Selama 40 tahun, kegiatan yang sama terus menerus dilakukan keduanya. Kue olahan dari sagu ini adalah bukti kesetiaan keduanya pada kuliner khas desa di Poso. Bertempat di Kelurahan Tegalrejo, rumah kedua orang tua ini mudah ditemukan. Semua orang di kelurahan bahkan dari luar mengenal mereka sebagai pembuat kukis Bagea. Maklum, kesetiaan membuat kukis Bagea dikenal di seluruh Kabupaten Poso . Tidak heran kukis buatan mereka meskipun tanpa nama khusus mudah ditemukan di kios dan toko di sekitaran Tentena atau Kota Poso.

Mbah Tentram dan Ahmad tidak langsung mahir menghasilkan kue yang juga merupakan kue khas Maluku dan Palopo itu.

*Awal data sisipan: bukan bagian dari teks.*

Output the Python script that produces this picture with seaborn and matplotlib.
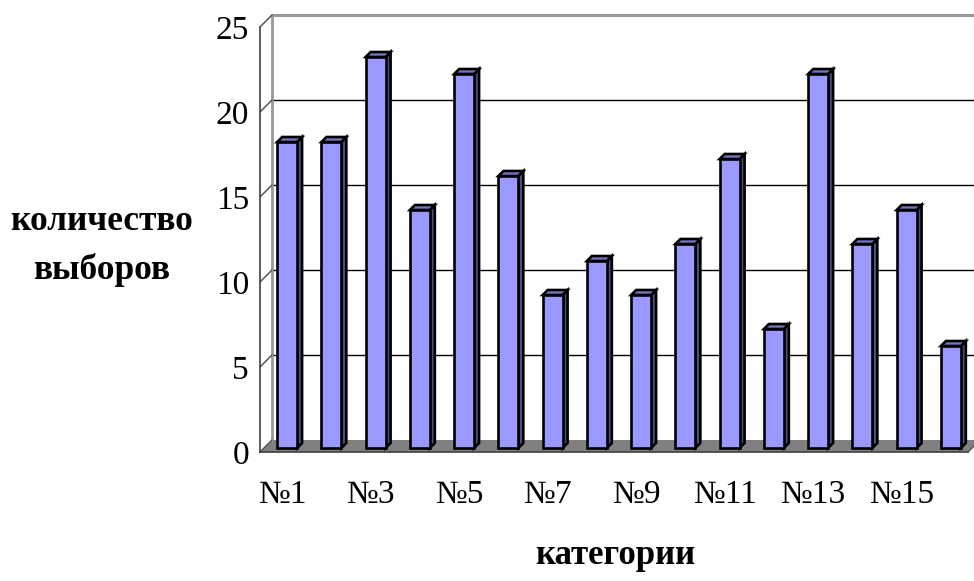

Mbah Tentram menceritakan, awal tahun 1970 dia belajar membuat kue itu saat anak-anak mereka masih kecil. Berapa kali mereka mengalami kegagalan terutama soal rasa. Untuk berhasil membuat Bagea yang bisa dimakan dan terasa enak, beberapa kali mereka harus mengulang hingga 7 kali. Sagu dan gula merah didapatkan dari Desa Tombiano, Kecamatan Tojo Barat Kabupaten Tojo Una-una. Sementara, bahan lainnya seperti telur dan vanili dibeli di kios dekat rumah.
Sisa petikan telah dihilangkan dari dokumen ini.